#### DATA LINES ####

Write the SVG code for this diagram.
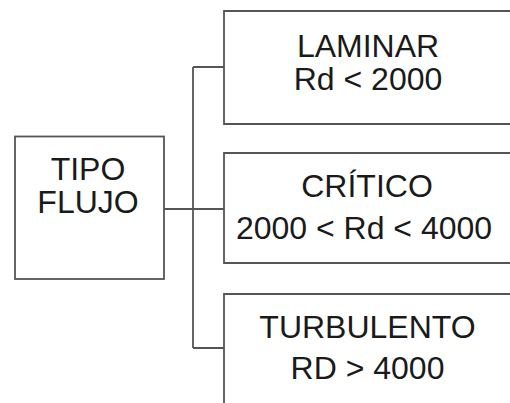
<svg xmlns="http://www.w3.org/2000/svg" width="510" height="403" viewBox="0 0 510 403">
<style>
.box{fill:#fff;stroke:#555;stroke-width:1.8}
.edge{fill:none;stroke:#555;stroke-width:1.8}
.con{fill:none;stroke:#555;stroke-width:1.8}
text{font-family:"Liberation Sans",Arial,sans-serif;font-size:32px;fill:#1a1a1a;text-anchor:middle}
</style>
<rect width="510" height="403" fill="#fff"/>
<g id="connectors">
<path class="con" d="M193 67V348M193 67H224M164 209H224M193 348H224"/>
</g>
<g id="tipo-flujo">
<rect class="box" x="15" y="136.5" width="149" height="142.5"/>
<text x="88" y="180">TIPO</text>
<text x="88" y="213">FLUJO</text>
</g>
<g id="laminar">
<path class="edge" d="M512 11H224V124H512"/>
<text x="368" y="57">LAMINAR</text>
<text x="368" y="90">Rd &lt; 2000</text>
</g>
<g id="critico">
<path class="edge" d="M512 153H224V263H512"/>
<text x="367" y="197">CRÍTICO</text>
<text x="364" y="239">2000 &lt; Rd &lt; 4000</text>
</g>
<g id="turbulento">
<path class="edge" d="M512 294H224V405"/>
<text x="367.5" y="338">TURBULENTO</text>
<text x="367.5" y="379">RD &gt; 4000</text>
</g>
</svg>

####

▶ EXERCISE AIM: Repeat all the data as it stands, dropping any images it holds.

▶ RESPONSE:
Write the SVG code for this diagram.
<svg xmlns="http://www.w3.org/2000/svg" width="510" height="403" viewBox="0 0 510 403">
<style>
.box{fill:#fff;stroke:#555;stroke-width:1.8}
.edge{fill:none;stroke:#555;stroke-width:1.8}
.con{fill:none;stroke:#555;stroke-width:1.8}
text{font-family:"Liberation Sans",Arial,sans-serif;font-size:32px;fill:#1a1a1a;text-anchor:middle}
</style>
<rect width="510" height="403" fill="#fff"/>
<g id="connectors">
<path class="con" d="M193 67V348M193 67H224M164 209H224M193 348H224"/>
</g>
<g id="tipo-flujo">
<rect class="box" x="15" y="136.5" width="149" height="142.5"/>
<text x="88" y="180">TIPO</text>
<text x="88" y="213">FLUJO</text>
</g>
<g id="laminar">
<path class="edge" d="M512 11H224V124H512"/>
<text x="368" y="57">LAMINAR</text>
<text x="368" y="90">Rd &lt; 2000</text>
</g>
<g id="critico">
<path class="edge" d="M512 153H224V263H512"/>
<text x="367" y="197">CRÍTICO</text>
<text x="364" y="239">2000 &lt; Rd &lt; 4000</text>
</g>
<g id="turbulento">
<path class="edge" d="M512 294H224V405"/>
<text x="367.5" y="338">TURBULENTO</text>
<text x="367.5" y="379">RD &gt; 4000</text>
</g>
</svg>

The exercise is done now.